The Trace Gas Orbiter arrived at the Red Planet in October 2016, but then took a further year to manoeuvre itself into its proper science orbit at an altitude of 400km above the surface.
Staring in April last year, it began its systematic search of the atmosphere, using the onboard spectrometers NOMAD and ACS.
These measure the constituents of Martian air by looking through the atmosphere towards the Sun. Different molecules absorb the light in characteristic ways.
The precision of this solar occultation method enables TGO to set an upper limit for the methane at just 12 parts per trillion.
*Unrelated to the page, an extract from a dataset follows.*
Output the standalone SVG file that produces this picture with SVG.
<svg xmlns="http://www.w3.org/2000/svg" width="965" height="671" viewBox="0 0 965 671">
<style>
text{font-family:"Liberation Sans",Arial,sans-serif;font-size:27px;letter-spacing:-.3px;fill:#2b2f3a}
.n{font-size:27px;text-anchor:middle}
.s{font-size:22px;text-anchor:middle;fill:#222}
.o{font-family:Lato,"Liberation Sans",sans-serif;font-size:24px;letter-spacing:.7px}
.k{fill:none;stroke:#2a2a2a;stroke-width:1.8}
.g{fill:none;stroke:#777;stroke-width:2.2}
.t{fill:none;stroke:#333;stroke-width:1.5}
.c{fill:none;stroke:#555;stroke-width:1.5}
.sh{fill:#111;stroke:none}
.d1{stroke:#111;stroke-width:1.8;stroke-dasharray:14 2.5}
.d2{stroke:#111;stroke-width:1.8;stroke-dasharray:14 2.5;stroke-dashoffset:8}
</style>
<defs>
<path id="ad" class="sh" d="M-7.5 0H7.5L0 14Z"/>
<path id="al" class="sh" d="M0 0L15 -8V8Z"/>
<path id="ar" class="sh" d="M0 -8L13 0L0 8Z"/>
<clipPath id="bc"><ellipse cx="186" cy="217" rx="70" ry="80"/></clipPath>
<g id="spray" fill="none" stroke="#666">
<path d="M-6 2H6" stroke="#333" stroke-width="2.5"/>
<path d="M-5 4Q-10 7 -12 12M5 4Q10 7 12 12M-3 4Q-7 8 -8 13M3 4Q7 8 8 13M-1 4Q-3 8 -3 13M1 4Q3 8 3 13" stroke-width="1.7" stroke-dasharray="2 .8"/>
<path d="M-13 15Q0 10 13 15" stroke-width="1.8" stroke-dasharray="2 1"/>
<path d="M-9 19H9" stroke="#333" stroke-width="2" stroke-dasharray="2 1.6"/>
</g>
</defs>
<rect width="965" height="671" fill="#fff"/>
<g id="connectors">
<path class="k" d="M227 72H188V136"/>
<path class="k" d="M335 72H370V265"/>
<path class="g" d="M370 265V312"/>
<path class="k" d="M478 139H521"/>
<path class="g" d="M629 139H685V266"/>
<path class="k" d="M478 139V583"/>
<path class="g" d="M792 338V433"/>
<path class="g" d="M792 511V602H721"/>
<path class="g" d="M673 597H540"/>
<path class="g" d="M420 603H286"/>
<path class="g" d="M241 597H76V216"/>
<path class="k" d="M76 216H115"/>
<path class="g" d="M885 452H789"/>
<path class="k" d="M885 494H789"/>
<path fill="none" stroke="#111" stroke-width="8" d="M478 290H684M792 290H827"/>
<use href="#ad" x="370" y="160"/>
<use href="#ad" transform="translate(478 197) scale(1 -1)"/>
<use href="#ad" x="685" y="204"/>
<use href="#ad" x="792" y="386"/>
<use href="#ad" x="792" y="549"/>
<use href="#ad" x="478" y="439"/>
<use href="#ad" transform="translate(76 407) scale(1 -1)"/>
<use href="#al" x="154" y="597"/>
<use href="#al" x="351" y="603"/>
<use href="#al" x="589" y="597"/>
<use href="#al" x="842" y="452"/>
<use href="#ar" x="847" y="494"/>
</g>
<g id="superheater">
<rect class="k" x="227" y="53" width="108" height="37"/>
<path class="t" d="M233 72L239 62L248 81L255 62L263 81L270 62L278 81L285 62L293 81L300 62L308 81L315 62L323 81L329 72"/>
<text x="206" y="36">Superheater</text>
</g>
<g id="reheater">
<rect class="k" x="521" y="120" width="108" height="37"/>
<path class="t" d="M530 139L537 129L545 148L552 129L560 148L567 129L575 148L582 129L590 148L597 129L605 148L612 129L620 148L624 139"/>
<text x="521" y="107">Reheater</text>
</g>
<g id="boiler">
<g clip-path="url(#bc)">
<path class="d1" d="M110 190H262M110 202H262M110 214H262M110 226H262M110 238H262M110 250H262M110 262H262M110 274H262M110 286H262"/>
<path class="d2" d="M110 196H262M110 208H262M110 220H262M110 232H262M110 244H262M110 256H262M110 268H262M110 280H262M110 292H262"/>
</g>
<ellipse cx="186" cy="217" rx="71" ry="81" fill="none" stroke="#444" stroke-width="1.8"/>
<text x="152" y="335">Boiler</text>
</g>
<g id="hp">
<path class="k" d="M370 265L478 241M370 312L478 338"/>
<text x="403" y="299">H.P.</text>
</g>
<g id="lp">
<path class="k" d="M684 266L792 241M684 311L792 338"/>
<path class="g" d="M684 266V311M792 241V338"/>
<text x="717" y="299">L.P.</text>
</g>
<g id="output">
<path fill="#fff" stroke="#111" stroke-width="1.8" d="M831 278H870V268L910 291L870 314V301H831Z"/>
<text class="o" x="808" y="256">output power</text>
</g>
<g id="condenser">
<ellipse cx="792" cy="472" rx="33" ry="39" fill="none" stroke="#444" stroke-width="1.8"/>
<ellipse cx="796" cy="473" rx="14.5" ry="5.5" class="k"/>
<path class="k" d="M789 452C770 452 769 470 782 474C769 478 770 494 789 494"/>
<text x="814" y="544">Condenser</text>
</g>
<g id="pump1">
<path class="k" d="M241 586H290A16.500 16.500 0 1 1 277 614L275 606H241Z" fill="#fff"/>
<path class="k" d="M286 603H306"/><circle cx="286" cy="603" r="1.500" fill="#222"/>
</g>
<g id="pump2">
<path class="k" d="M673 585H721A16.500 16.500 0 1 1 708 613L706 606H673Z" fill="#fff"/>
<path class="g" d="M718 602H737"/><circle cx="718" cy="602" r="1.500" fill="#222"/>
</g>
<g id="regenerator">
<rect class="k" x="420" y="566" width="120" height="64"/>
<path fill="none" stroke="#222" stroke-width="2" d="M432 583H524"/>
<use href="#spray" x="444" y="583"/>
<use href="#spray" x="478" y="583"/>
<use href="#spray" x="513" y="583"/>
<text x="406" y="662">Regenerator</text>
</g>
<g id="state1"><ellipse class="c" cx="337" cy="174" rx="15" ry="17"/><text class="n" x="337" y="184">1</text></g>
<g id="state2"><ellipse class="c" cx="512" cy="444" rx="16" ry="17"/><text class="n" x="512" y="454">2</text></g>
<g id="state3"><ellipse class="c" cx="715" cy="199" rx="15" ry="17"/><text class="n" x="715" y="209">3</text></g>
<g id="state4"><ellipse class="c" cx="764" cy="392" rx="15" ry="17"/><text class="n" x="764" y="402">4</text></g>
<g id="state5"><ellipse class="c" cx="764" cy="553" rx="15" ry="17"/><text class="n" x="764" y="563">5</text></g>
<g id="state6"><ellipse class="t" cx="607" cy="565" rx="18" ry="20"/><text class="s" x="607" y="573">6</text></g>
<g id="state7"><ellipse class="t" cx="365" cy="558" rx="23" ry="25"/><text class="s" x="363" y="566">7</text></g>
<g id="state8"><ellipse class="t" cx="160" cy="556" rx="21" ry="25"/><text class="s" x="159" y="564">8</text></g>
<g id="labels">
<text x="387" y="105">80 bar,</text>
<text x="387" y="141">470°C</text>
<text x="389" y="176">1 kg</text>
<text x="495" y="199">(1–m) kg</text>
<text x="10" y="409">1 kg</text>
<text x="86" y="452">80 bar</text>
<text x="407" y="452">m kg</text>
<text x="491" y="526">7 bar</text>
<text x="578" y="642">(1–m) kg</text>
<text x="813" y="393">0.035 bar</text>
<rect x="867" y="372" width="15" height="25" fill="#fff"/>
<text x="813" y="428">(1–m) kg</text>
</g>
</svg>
In other words, if the methane is there, it has to have a lower concentration than this.
The mission team is reporting its latest observations here at the European Geosciences Union General Assembly.
The group also has some papers being published in the journal Nature and in the the Proceedings of the Russian Academy of Science.
Other results include an exquisite description of how water was taken high into the atmosphere during the recent global dust storm on the planet; and a new map of sub-surface water derived from the satellite’s neutron spectrometer.
This map has greater resolution than any survey before it and, aside from the obviously water-rich permafrost of the polar regions, detects some previously unknown “wet” regions at the equator.
These could be important to future surface robots looking for evidence of present-day microbial life, and for astronauts in need of local water resources.